Previous scholarly works have explored the many reasons for this Axis failure, but usually in the “macro” sphere of grand strategy. In Germany and the Axis Powers, a new volume in the University Press of Kansas’ “Modern War Studies” series, Richard DiNardo explores the failure on the “micro” level of specific military operations that Germany conducted with its European Axis allies. This highly detailed military history provides extensive specific evidence to support previous generalizations regarding German incompetence in the realm of coalition warfare. Focusing on combined military operations with Italy, Finland, Hungary and Romania between 1940 and 1943 (Hitler tellingly did not even have plans for combined operations with Japan), DiNardo details a record of abject failure (with Italo-German operations in North Africa under Erwin Rommel as the major exception) and eventual disaster.

A professor of national security affairs at the U.S. Marine Corps Staff and Command College, DiNardo has written extensively on the WWII German army and its efforts at coalition warfare. His prodigious research focuses on German military records and includes extensive archival and published material in German and English. His analysis covers and compares specific combined operations by the armies, navies and air forces of Germany and its allies.

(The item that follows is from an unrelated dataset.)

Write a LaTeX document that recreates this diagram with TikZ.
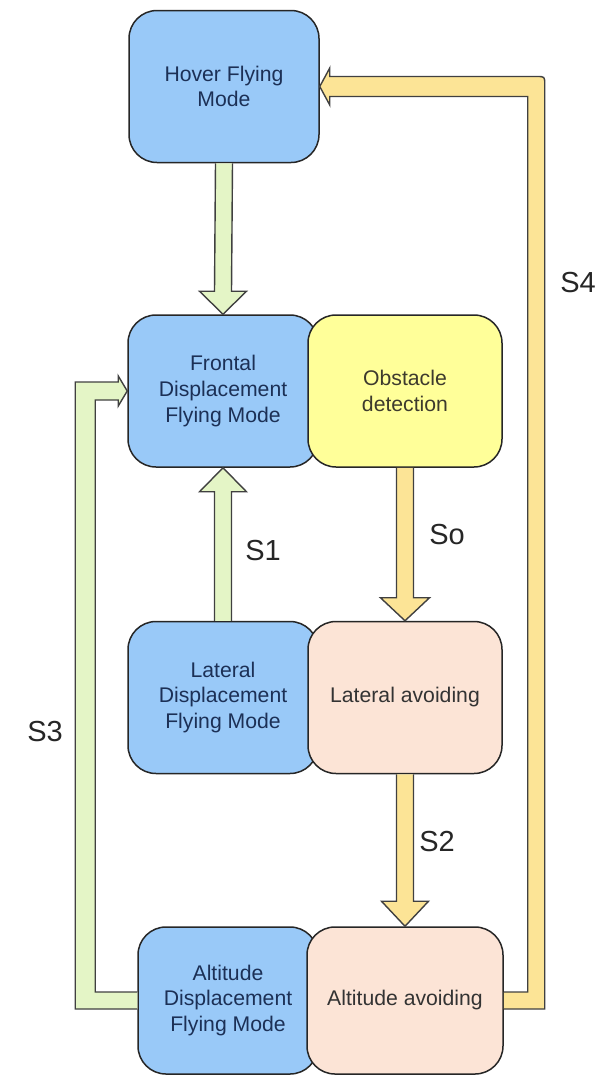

DiNardo finds Nazi Germany’s coalition failures in WWII have deep roots in Prussian and imperial German history. Particularly noteworthy was the lack of emphasis on coalition warfare in German officer training and, during World War I, the cultural contempt German officers held for their Austrian ally and the poor coordination between their own army and navy, a problem that augured ill for coordination with other nations’ military forces. Nazi racial ideology and Hitler’s personality only intensified these problems. Consequently, and in stark contrast to the Allies, the Germans never held a multilateral summit with their allies during the war to discuss combined strategy, never created a Combined Chiefs of Staff to plan global coalition war, and never developed a Lend-Lease type program to provide their allies with equipment and related resources. Indeed, they never developed any mechanism for combined operations and seldom practiced anything approaching unity of command. Instead they followed a policy of bilateral arrangements and “parallel war” that was anything but parallel in reality. Indeed, such policies led to unnecessary confusion and complexity as well as allies working at cross-purposes. These problems were compounded by inadequate and arrogant German liaison officers, consistent German refusal to meet their bilateral supply agreements, and even theft of supplies from allies by German troops. By early 1943, defeats at Stalingrad and in North Africa resulted in the virtual destruction of the Axis as a military alliance and the ensuing collapse of Germany’s European allies.

As DiNardo readily admits, his detailed work “proceeds from the assumption that the reader knows a good deal about the Second World War.” Those readers will find this an exceptionally informative and valuable exploration of one of the major reasons for German defeat—and one of the most striking contrasts between the Allied and Axis war efforts.